Did You Know? The word “honky” (almost certainly) originated in Chicago as a misappropriation of the (also pejorative) term “bohunk” or “hunkie,” which referred to Hungarian, Bohemian, and other eastern European immigrants. Wikipedia suggests that the term was intentionally misappropriated in the 1960s for need of a slur directed towards white people, but the sourcing seems thin.
One theory popularized by John Leland in his well-regarded Hip: The History is that it comes from the Wolof word honq, meaning red or pink, but that theory is pretty well rejected by Jesse Sheidlower (editor at large of the OED and one of the U. of C.’s most awesome alumni). It does not, as I would have assumed, originate from “honky-tonk,” which may come from the William Tonk pianos used by Tin Pan Alley songwriters, or from an ontomatopoeic phrase used to describe a “highly immoral” burlesque show in rural southern Oklahoma in 1894.

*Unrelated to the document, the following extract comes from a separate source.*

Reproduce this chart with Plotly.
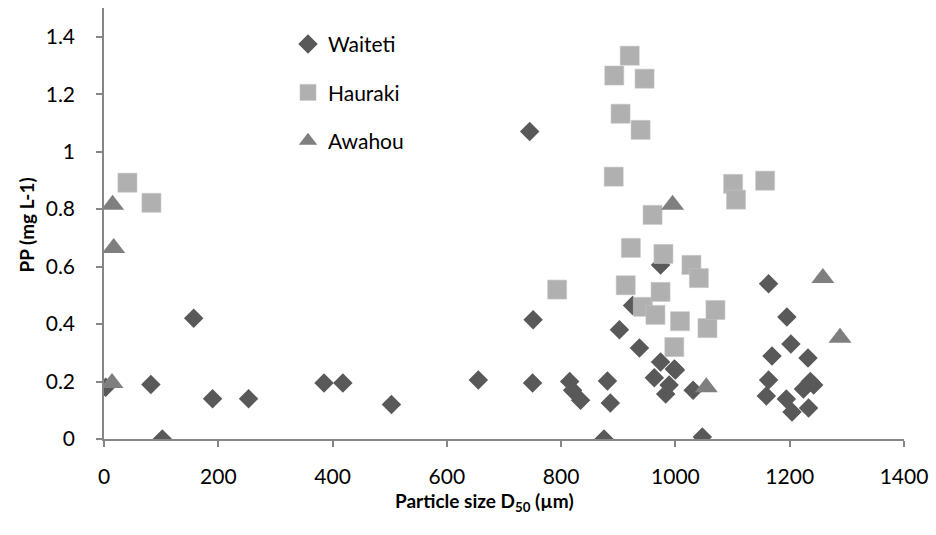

If you must know: I was trading Baltimore language trivia (yo: a self-generated gender-neutral pronoun; I guess English could use one) with a friend earlier today and recalled that one of the pejorative terms for whites arose in that city. Turns out it was “white trash.” This all started with an exchange about The Wire, which employs the word “yo” as noted above and contains some of the most rich vernacular American dialogue since Twain. Yo is apparently unique to Baltimore, generally, though one of the commenters at Language Hat says that Spike Lee deployed it (in the plural) in 25th Hour.
This is what happens when you don’t have hobbies or skills besides “using Google.”